== RECORDED DATA
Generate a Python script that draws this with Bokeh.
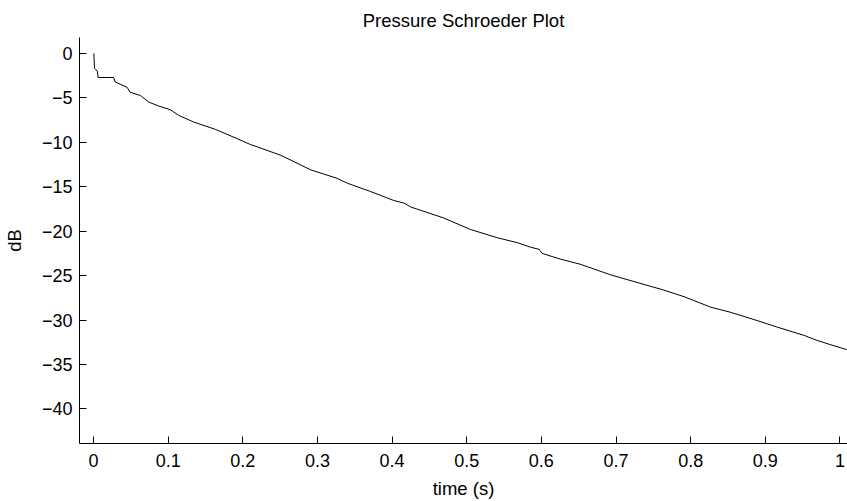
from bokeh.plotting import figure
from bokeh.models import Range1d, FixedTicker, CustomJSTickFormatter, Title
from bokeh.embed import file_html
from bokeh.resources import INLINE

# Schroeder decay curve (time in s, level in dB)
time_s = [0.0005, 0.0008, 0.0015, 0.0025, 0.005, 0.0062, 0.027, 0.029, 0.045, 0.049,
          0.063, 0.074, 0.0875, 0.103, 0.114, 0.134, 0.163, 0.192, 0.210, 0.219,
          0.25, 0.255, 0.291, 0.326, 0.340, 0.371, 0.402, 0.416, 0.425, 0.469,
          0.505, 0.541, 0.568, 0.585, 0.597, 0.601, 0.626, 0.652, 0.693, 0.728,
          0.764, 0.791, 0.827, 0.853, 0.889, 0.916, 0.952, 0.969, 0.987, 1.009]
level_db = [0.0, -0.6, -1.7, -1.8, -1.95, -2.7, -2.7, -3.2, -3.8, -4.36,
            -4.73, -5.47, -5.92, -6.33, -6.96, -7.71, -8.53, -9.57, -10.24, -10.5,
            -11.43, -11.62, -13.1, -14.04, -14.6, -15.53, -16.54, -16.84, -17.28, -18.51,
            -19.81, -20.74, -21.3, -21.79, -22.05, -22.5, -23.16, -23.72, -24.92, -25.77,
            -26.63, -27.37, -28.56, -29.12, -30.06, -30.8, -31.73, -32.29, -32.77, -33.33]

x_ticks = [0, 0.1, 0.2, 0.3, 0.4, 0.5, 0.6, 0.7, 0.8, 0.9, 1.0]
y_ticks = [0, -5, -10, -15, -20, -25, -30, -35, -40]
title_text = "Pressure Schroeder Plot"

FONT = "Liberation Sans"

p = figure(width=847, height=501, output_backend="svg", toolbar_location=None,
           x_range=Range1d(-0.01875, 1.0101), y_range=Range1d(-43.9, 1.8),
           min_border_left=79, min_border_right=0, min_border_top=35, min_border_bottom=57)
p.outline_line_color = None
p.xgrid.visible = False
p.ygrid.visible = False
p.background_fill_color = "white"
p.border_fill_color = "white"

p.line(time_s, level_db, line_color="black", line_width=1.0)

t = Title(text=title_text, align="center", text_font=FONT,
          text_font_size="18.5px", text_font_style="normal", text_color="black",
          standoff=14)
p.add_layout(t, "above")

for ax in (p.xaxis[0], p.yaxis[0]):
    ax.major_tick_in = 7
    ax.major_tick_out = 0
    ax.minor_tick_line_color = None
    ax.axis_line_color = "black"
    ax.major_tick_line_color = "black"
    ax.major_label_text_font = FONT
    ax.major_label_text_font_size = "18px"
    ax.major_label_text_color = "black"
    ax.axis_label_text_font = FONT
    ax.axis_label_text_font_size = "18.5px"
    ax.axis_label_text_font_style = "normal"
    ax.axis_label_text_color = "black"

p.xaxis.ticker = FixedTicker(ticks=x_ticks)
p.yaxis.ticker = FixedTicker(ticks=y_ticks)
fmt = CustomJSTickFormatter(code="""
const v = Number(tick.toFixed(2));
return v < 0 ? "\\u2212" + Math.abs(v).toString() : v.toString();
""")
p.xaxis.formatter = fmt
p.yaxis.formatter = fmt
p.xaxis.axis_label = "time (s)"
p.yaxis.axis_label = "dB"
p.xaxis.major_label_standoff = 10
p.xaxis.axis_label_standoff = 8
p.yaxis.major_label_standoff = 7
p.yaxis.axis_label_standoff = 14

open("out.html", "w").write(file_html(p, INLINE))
====
# TASK BRIEF
Repeat the lines above, starting at the first and stopping after the line that holds "from bokeh.resources import INLINE", with the pictures left out.

# RESPONSE TO THE EXERCISE
Generate a Python script that draws this with Bokeh.
from bokeh.plotting import figure
from bokeh.models import Range1d, FixedTicker, CustomJSTickFormatter, Title
from bokeh.embed import file_html
from bokeh.resources import INLINE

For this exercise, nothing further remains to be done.